DATA LINES:
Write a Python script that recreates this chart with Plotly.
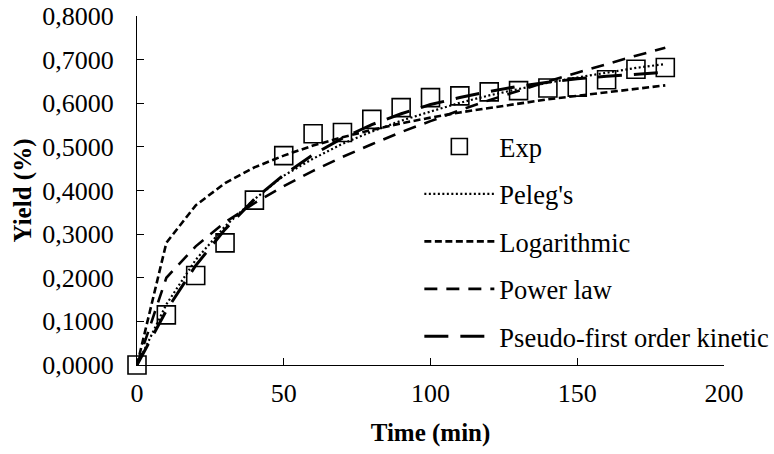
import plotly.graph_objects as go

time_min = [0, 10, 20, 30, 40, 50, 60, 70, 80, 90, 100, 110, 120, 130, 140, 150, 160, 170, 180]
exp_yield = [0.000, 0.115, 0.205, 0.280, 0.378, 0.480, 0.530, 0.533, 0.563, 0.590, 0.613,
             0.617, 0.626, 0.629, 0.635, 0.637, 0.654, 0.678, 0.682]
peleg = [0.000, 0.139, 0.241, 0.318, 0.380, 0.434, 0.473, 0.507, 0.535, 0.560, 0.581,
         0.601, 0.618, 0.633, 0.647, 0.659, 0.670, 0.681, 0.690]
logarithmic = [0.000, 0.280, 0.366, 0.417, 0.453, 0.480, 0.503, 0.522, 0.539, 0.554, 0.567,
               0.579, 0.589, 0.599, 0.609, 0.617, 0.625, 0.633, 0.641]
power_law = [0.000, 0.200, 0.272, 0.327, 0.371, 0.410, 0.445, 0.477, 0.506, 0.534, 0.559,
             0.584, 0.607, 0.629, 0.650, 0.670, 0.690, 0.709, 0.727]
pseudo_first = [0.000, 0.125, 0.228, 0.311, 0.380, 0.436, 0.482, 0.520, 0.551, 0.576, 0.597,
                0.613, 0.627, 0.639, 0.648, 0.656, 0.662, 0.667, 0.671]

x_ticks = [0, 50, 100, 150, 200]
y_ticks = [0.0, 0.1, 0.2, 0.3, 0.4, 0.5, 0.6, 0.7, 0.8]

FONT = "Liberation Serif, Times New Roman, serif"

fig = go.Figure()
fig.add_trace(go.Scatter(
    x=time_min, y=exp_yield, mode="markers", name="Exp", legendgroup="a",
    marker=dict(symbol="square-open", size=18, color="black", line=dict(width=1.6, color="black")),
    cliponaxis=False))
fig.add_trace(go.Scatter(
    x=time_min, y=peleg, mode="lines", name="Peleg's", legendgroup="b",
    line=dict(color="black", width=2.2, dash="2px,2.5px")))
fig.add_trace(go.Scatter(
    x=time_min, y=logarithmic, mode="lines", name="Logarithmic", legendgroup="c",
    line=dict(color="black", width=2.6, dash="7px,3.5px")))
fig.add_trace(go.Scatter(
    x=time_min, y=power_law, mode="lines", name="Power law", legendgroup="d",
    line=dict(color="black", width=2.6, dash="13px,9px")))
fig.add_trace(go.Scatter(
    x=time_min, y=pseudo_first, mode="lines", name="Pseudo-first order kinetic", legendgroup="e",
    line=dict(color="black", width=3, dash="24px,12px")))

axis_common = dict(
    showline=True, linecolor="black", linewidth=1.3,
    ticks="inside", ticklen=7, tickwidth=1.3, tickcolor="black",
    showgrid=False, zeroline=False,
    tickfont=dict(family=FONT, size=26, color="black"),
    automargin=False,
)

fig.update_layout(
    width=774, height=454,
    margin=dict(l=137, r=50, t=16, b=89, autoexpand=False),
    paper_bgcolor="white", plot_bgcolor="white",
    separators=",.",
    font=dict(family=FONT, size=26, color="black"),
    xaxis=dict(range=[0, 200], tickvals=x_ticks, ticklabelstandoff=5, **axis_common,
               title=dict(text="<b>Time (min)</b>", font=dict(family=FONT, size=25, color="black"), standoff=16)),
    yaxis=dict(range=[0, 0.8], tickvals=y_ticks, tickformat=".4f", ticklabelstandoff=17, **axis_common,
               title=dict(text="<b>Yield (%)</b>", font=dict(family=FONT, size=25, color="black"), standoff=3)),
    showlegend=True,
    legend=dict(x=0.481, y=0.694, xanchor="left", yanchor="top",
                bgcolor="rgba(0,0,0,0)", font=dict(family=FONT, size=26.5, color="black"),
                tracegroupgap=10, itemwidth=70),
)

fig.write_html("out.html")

WRITTEN PROBLEM: Leave the pictures out and copy the rest of the data exactly.

IN RESPONSE:
Write a Python script that recreates this chart with Plotly.
import plotly.graph_objects as go

time_min = [0, 10, 20, 30, 40, 50, 60, 70, 80, 90, 100, 110, 120, 130, 140, 150, 160, 170, 180]
exp_yield = [0.000, 0.115, 0.205, 0.280, 0.378, 0.480, 0.530, 0.533, 0.563, 0.590, 0.613,
             0.617, 0.626, 0.629, 0.635, 0.637, 0.654, 0.678, 0.682]
peleg = [0.000, 0.139, 0.241, 0.318, 0.380, 0.434, 0.473, 0.507, 0.535, 0.560, 0.581,
         0.601, 0.618, 0.633, 0.647, 0.659, 0.670, 0.681, 0.690]
logarithmic = [0.000, 0.280, 0.366, 0.417, 0.453, 0.480, 0.503, 0.522, 0.539, 0.554, 0.567,
               0.579, 0.589, 0.599, 0.609, 0.617, 0.625, 0.633, 0.641]
power_law = [0.000, 0.200, 0.272, 0.327, 0.371, 0.410, 0.445, 0.477, 0.506, 0.534, 0.559,
             0.584, 0.607, 0.629, 0.650, 0.670, 0.690, 0.709, 0.727]
pseudo_first = [0.000, 0.125, 0.228, 0.311, 0.380, 0.436, 0.482, 0.520, 0.551, 0.576, 0.597,
                0.613, 0.627, 0.639, 0.648, 0.656, 0.662, 0.667, 0.671]

x_ticks = [0, 50, 100, 150, 200]
y_ticks = [0.0, 0.1, 0.2, 0.3, 0.4, 0.5, 0.6, 0.7, 0.8]

FONT = "Liberation Serif, Times New Roman, serif"

fig = go.Figure()
fig.add_trace(go.Scatter(
    x=time_min, y=exp_yield, mode="markers", name="Exp", legendgroup="a",
    marker=dict(symbol="square-open", size=18, color="black", line=dict(width=1.6, color="black")),
    cliponaxis=False))
fig.add_trace(go.Scatter(
    x=time_min, y=peleg, mode="lines", name="Peleg's", legendgroup="b",
    line=dict(color="black", width=2.2, dash="2px,2.5px")))
fig.add_trace(go.Scatter(
    x=time_min, y=logarithmic, mode="lines", name="Logarithmic", legendgroup="c",
    line=dict(color="black", width=2.6, dash="7px,3.5px")))
fig.add_trace(go.Scatter(
    x=time_min, y=power_law, mode="lines", name="Power law", legendgroup="d",
    line=dict(color="black", width=2.6, dash="13px,9px")))
fig.add_trace(go.Scatter(
    x=time_min, y=pseudo_first, mode="lines", name="Pseudo-first order kinetic", legendgroup="e",
    line=dict(color="black", width=3, dash="24px,12px")))

axis_common = dict(
    showline=True, linecolor="black", linewidth=1.3,
    ticks="inside", ticklen=7, tickwidth=1.3, tickcolor="black",
    showgrid=False, zeroline=False,
    tickfont=dict(family=FONT, size=26, color="black"),
    automargin=False,
)

fig.update_layout(
    width=774, height=454,
    margin=dict(l=137, r=50, t=16, b=89, autoexpand=False),
    paper_bgcolor="white", plot_bgcolor="white",
    separators=",.",
    font=dict(family=FONT, size=26, color="black"),
    xaxis=dict(range=[0, 200], tickvals=x_ticks, ticklabelstandoff=5, **axis_common,
               title=dict(text="<b>Time (min)</b>", font=dict(family=FONT, size=25, color="black"), standoff=16)),
    yaxis=dict(range=[0, 0.8], tickvals=y_ticks, tickformat=".4f", ticklabelstandoff=17, **axis_common,
               title=dict(text="<b>Yield (%)</b>", font=dict(family=FONT, size=25, color="black"), standoff=3)),
    showlegend=True,
    legend=dict(x=0.481, y=0.694, xanchor="left", yanchor="top",
                bgcolor="rgba(0,0,0,0)", font=dict(family=FONT, size=26.5, color="black"),
                tracegroupgap=10, itemwidth=70),
)

fig.write_html("out.html")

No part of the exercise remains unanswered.